Stored data:
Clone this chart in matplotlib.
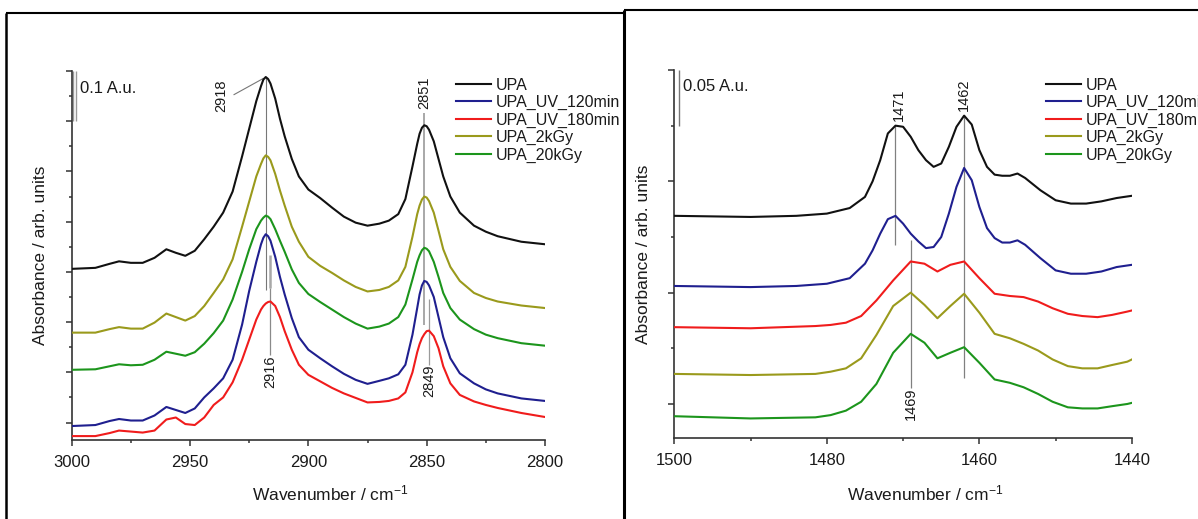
==
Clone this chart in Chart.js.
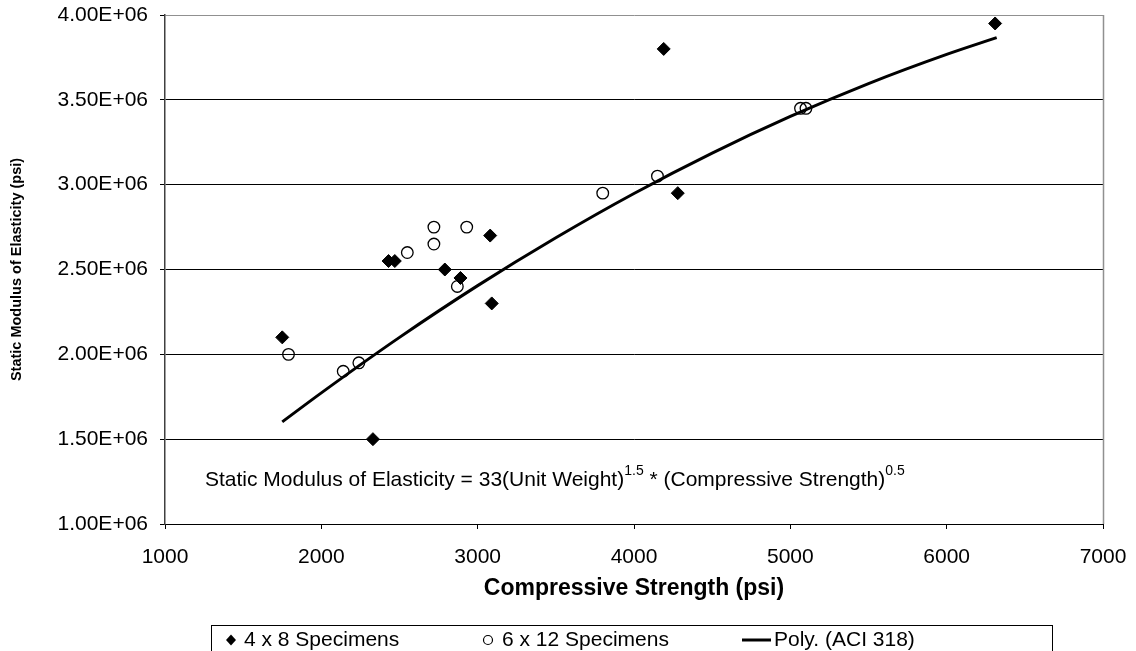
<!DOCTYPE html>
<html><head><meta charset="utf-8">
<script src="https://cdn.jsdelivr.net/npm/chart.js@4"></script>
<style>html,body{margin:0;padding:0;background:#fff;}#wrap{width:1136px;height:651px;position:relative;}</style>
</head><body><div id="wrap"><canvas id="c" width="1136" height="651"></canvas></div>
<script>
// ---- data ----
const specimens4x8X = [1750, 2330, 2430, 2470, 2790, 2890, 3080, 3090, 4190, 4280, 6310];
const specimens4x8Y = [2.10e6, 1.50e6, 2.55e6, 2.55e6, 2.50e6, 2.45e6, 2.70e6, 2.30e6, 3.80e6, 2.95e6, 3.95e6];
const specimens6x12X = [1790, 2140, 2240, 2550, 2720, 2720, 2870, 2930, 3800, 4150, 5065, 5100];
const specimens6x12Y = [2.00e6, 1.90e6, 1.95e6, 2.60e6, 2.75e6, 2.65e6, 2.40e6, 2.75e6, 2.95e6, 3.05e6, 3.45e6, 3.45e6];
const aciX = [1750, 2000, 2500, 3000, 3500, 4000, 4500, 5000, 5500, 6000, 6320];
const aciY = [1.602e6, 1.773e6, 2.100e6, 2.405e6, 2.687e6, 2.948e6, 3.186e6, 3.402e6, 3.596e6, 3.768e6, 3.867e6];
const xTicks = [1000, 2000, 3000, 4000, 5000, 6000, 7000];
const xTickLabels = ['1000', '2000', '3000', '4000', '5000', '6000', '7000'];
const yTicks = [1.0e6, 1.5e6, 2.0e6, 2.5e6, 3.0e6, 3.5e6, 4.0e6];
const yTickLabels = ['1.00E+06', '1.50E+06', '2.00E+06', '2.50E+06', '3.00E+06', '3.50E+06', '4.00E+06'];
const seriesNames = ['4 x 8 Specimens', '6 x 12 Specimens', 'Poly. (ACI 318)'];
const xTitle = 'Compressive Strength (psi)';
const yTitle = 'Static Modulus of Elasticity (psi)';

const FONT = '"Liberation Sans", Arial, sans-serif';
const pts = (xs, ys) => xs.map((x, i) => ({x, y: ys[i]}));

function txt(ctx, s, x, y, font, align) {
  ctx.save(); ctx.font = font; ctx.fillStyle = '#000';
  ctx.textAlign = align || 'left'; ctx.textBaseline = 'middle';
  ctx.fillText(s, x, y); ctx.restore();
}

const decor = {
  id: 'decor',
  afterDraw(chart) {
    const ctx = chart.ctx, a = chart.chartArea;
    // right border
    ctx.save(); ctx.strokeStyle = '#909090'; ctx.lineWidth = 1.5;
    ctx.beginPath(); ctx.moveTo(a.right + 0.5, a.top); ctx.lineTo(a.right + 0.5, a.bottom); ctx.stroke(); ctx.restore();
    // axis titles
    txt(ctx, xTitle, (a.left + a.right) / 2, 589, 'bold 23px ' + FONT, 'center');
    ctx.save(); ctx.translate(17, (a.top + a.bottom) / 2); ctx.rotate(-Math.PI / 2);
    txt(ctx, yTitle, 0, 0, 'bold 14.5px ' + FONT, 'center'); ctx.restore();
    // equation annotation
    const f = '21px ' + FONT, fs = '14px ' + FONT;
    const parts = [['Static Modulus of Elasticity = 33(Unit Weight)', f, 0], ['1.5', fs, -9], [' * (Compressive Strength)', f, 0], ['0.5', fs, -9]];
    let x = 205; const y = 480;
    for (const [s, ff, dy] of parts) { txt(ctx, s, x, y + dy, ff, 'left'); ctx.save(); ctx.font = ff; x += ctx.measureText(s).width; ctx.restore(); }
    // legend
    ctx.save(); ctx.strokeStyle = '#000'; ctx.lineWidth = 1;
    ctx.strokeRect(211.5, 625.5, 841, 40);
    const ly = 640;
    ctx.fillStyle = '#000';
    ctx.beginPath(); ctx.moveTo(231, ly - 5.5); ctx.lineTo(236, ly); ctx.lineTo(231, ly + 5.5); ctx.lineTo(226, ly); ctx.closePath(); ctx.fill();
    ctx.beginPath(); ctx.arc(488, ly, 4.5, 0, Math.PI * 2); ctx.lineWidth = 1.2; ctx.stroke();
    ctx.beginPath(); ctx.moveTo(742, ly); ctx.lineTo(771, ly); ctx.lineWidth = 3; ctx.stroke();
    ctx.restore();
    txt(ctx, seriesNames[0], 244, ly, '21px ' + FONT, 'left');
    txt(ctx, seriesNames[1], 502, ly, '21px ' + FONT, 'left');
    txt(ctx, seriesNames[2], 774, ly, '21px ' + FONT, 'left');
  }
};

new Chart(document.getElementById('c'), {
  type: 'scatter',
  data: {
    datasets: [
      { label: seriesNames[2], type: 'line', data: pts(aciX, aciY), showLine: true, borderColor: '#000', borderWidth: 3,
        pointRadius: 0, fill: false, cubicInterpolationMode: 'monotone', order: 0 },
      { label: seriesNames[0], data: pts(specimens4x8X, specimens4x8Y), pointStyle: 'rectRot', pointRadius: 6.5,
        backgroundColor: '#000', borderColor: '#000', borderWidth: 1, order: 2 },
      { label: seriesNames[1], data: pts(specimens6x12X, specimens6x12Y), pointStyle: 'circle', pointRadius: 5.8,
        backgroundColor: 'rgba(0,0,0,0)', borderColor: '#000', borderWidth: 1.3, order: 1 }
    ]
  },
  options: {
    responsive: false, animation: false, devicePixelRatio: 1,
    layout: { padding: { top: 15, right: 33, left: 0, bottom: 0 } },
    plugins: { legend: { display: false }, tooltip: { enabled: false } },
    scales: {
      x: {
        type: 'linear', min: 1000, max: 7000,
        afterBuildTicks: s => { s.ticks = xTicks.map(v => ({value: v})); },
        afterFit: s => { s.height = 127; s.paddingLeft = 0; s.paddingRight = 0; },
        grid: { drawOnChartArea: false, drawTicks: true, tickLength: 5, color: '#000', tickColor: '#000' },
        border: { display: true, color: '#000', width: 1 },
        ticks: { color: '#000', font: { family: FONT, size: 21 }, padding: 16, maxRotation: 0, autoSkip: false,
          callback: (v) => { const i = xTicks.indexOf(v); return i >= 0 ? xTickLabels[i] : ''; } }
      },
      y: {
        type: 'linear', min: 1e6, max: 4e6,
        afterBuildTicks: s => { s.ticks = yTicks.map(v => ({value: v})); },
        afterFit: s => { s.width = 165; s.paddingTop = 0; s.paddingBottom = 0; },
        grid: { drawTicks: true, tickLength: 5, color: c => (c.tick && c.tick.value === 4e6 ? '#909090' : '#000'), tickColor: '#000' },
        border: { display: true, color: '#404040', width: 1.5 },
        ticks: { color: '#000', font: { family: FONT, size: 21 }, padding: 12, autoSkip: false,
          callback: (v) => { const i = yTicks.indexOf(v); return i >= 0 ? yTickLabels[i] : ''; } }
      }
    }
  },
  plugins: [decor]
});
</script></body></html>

Problem details: Pull every line containing the word "Clone" out of the material and copy it.

Solution to this problem:
Clone this chart in matplotlib.
Clone this chart in Chart.js.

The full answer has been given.